TASK TO CARRY OUT » Transcribe only the part of the material below that begins at the line containing "Reproduce this chart with Plotly." and ends at the line containing "import plotly.graph_objects as go", with both kept and images left out.

DATA FOR THE TASK »
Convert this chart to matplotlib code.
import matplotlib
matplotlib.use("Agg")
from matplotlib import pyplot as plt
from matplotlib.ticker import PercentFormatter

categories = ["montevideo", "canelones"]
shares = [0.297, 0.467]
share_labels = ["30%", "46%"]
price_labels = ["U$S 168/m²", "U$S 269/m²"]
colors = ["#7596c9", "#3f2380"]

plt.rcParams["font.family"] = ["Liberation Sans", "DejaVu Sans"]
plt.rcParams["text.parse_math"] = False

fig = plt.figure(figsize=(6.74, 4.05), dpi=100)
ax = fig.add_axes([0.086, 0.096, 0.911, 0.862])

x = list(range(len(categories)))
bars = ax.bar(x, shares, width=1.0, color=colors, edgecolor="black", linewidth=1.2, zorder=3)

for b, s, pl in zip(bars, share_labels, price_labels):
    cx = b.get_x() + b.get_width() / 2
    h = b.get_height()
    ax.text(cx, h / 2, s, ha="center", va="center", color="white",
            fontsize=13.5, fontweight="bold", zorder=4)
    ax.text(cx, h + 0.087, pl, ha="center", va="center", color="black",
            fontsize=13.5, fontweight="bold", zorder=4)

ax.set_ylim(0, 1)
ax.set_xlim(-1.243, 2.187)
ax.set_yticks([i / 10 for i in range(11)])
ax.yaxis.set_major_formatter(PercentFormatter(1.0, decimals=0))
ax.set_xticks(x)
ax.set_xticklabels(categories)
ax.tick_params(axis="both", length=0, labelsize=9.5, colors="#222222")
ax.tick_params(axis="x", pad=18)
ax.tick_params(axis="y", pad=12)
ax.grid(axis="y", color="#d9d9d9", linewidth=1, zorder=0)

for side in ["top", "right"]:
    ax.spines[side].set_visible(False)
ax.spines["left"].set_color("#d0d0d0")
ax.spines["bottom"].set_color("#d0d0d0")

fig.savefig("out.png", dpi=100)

--

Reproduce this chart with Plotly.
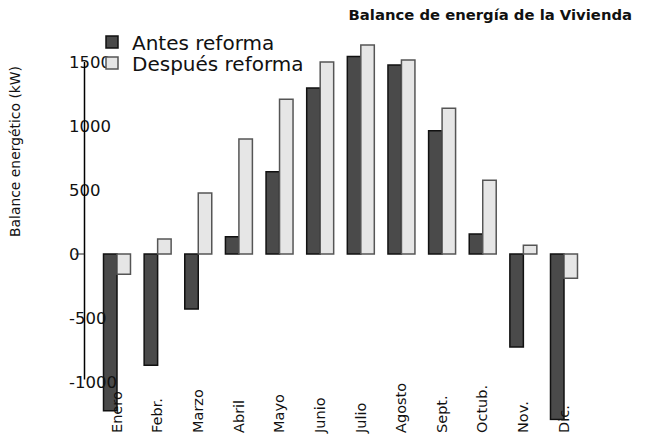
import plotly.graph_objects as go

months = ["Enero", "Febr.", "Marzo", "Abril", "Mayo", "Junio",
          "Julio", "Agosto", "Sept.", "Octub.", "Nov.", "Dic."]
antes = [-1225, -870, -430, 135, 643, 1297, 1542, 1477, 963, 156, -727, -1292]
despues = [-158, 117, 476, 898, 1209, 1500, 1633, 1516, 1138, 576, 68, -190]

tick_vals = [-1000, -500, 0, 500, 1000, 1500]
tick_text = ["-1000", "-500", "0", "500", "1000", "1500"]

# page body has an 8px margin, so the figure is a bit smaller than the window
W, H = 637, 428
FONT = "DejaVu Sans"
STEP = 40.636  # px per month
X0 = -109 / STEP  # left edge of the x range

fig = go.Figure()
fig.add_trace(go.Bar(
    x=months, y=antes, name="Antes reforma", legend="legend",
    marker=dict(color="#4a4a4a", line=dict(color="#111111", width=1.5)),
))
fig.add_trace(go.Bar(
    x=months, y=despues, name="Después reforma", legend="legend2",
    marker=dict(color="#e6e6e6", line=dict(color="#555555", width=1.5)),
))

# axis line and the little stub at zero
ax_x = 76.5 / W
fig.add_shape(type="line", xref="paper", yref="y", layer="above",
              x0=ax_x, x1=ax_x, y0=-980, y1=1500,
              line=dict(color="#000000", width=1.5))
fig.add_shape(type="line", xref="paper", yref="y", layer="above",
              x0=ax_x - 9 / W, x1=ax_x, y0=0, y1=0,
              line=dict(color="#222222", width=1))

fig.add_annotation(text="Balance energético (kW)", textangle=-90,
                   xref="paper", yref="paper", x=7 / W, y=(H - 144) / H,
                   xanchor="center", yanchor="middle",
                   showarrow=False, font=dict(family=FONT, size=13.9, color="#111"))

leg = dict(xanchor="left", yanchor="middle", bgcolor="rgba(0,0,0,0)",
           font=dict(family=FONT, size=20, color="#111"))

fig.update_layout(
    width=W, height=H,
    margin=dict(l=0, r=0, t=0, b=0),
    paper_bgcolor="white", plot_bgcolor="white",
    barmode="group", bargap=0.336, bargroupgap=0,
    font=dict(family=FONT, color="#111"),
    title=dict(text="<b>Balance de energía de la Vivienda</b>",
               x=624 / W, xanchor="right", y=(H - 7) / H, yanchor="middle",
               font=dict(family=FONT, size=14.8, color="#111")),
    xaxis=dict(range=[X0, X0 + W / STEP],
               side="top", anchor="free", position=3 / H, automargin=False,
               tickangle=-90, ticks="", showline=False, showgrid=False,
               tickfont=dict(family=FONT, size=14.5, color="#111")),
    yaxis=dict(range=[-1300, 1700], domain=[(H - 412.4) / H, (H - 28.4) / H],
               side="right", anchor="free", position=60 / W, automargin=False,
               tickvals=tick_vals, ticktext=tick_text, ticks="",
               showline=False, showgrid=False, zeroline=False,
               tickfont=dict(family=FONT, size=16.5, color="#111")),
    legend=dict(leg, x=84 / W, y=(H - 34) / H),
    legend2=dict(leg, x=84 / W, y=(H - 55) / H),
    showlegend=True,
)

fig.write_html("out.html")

SOLUTION TO THIS PROBLEM »
Reproduce this chart with Plotly.
import plotly.graph_objects as go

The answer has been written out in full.